I don't think any of John Woo's best movies could pretend to be in any way, shape, or form "realistic". They start off with the action and the sentiment at 11, and crank the amps up from there—what, the knob broke off? Who cares? Grab a pair of pliers and keep going HIGHER, MAN!

One of the reasons THE KILLER was Woo's breakout movie in North America is because it's not just got some of the most insane action Americans have ever seen (and given this was in the middle of Hong Kong action cinema taking us by storm, that's saying something!), it's also because it wears its bloody heart on its sleeve.
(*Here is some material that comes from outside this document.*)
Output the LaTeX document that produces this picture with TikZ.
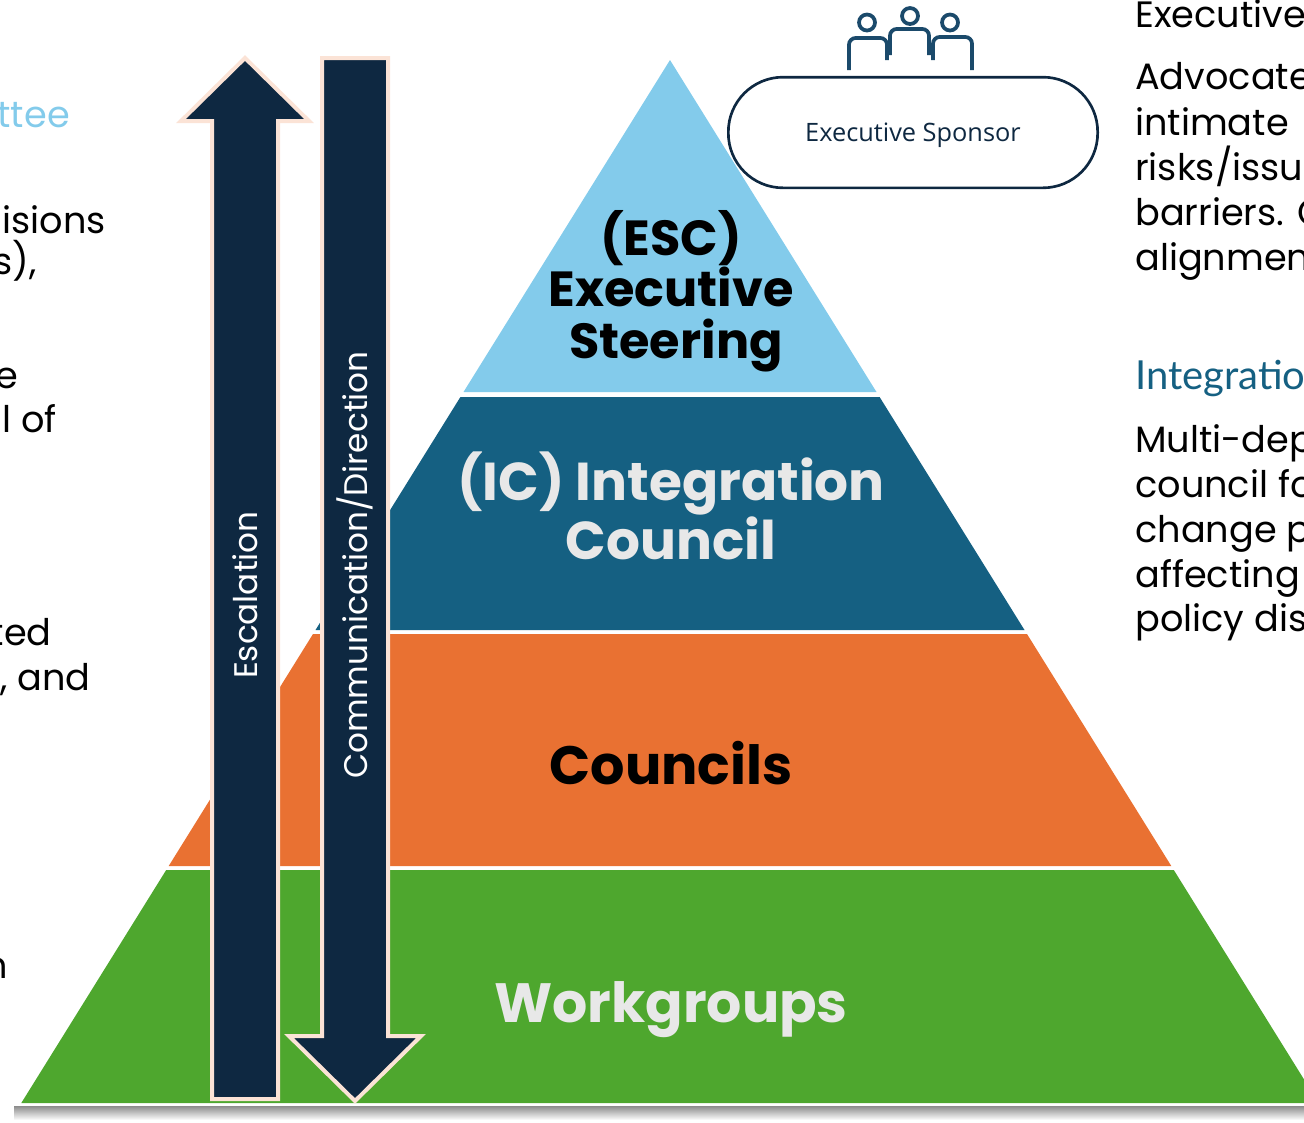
\documentclass[tikz,border=0pt]{standalone}
\usepackage{fontspec}
\setmainfont{Poppins}
\newfontfamily\latofont{Lato}
\newfontfamily\sponsorfont{Open Sans}
\definecolor{escblue}{HTML}{83CBEB}
\definecolor{icblue}{HTML}{156082}
\definecolor{councilorange}{HTML}{E97132}
\definecolor{wggreen}{HTML}{4EA72E}
\definecolor{navy}{HTML}{0E2841}
\definecolor{peach}{HTML}{FBE3D6}
\definecolor{lightgrey}{HTML}{E8E8E8}
\definecolor{icon}{HTML}{1B4A6B}
\definecolor{headblue}{HTML}{156082}
\definecolor{headlight}{HTML}{83CBEB}
\begin{document}
\begin{tikzpicture}[x=0.75pt,y=-0.75pt,
  lab/.style={inner sep=0pt, anchor=base},
  bodyL/.style={inner sep=0pt, anchor=base west, font=\fontsize{27.5}{34}\selectfont},
  bodyR/.style={inner sep=0pt, anchor=base east, font=\fontsize{27.5}{34}\selectfont},
  arrowshape/.style={fill=navy, draw=peach, line width=3pt, line join=miter},
  arrowtext/.style={inner sep=0pt, rotate=90, text=white, font=\fontsize{24.5}{30}\selectfont},
  iconline/.style={draw=icon, line width=2.8pt, rounded corners=5pt}]
\useasboundingbox (0,0) rectangle (1304,1122);
\clip (0,0) rectangle (1304,1122);
% shadow under base
\shade[top color=black!45, bottom color=white] (14,1106) rectangle (1304,1120);
% pyramid layers
\fill[escblue] (670,60) -- (876.5,392) -- (463.5,392) -- cycle;
\fill[icblue] (460.4,397) -- (879.6,397) -- (1024.5,630) -- (315.5,630) -- cycle;
\fill[councilorange] (313,634) -- (1027,634) -- (1171.3,866) -- (168.7,866) -- cycle;
\fill[wggreen] (166.2,870) -- (1173.8,870) -- (1318.7,1103) -- (21.3,1103) -- cycle;
% arrows
\path[arrowshape] (212,1099) -- (212,121) -- (181,121) -- (245,58) -- (309,121) -- (278,121) -- (278,1099) -- cycle;
\path[arrowshape] (322,58) -- (388,58) -- (388,1036) -- (421,1036) -- (355,1101) -- (289,1036) -- (322,1036) -- cycle;
\node[arrowtext] (esc-lab) at (245,595) {Escalation};
\node[arrowtext] (com-lab) at (355,565) {Communication/Direction};
% pyramid texts
\node[lab, font=\fontsize{37}{37}\bfseries] (esc1) at (671,255) {(ESC)};
\node[lab, font=\fontsize{37}{37}\bfseries] (esc2) at (671,306) {Executive};
\node[lab, font=\fontsize{37}{37}\bfseries] (esc3) at (676,358) {Steering};
\node[lab, text=lightgrey, font=\fontsize{40}{40}\bfseries] (ic1) at (671,500) {(IC) Integration};
\node[lab, text=lightgrey, font=\fontsize{40}{40}\bfseries] (ic2) at (671,559) {Council};
\node[lab, font=\fontsize{40.5}{40}\bfseries] (co) at (671,784) {Councils};
\node[lab, text=lightgrey, font=\fontsize{41.5}{42}\bfseries] (wg) at (671,1022) {Workgroups};
% executive sponsor
\path[iconline] (849,70) -- (849,38) -- (887,38) -- (887,60);
\path[iconline] (890,55) -- (890,29) -- (929,29) -- (929,55);
\path[iconline] (933,60) -- (933,37) -- (972,37) -- (972,70);
\draw[icon, line width=2.8pt, fill=white] (844,77) arc[start angle=180, end angle=0, x radius=66.5, y radius=29];
\draw[icon, line width=2.8pt] (867,22.5) circle[radius=8];
\draw[icon, line width=2.8pt] (910,16) circle[radius=8];
\draw[icon, line width=2.8pt] (950,22.5) circle[radius=8];
\node[draw=navy, line width=2pt, fill=white, rounded corners=41pt, minimum width=277pt, minimum height=83pt, inner sep=0pt] (sponsor) at (913,132.5) {};
\node[inner sep=0pt, text=navy, font=\sponsorfont\fontsize{19}{22}\selectfont] (sponsor-lab) at (913,135) {Executive Sponsor};
% right column
\node[bodyL] (r0) at (1135,27) {Executive};
\node[bodyL] (r1) at (1135,89) {Advocate};
\node[bodyL] (r2) at (1135,135) {intimate};
\node[bodyL] (r3) at (1135,180) {risks/issu};
\node[bodyL] (r4) at (1135,225) {barriers. C};
\node[bodyL] (r5) at (1135,270) {alignmen};
\node[bodyL, text=headblue, font=\latofont\fontsize{30}{34}\selectfont] (r6) at (1135,389) {Integratio};
\node[bodyL] (r7) at (1135,452) {Multi-dep};
\node[bodyL] (r8) at (1135,497) {council fo};
\node[bodyL] (r9) at (1135,542) {change p};
\node[bodyL] (r10) at (1135,587) {affecting};
\node[bodyL] (r11) at (1135,631) {policy dis};
% left column
\node[bodyR, text=headlight] (l0) at (70,127) {ttee};
\node[bodyR] (l1) at (106,233) {isions};
\node[bodyR] (l2) at (37,274) {s),};
\node[bodyR] (l3) at (19,388) {e};
\node[bodyR] (l4) at (57,432) {l of};
\node[bodyR] (l5) at (52,645) {ted};
\node[bodyL] (l6) at (0,690) {, and};
\node[bodyR] (l7) at (8,978) {n};
\end{tikzpicture}
\end{document}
HARD BOILED, though the action is even crazier, doesn't have that emotional core, not really—not enough of Tequila and Alan falling in love with each other in a violently manly hetereosexual way in between the admittedly-amazing gunfights. Maybe that's because Johnny Wong keeps coming between them, clever and slimy and charismatically villainous—my (now-ex) wife and I kept calling him "Robert Klein" because he looked like Robert Klein playing sleazy comic villains in Seventies and Eighties movies.

FACE/OFF is more like THE KILLER—only there's no love between the two main men, just a determination to get their faces back and return to business as usual with the other dead. But you can see Travolta and Cage are both loving playing each other, and going to town with it.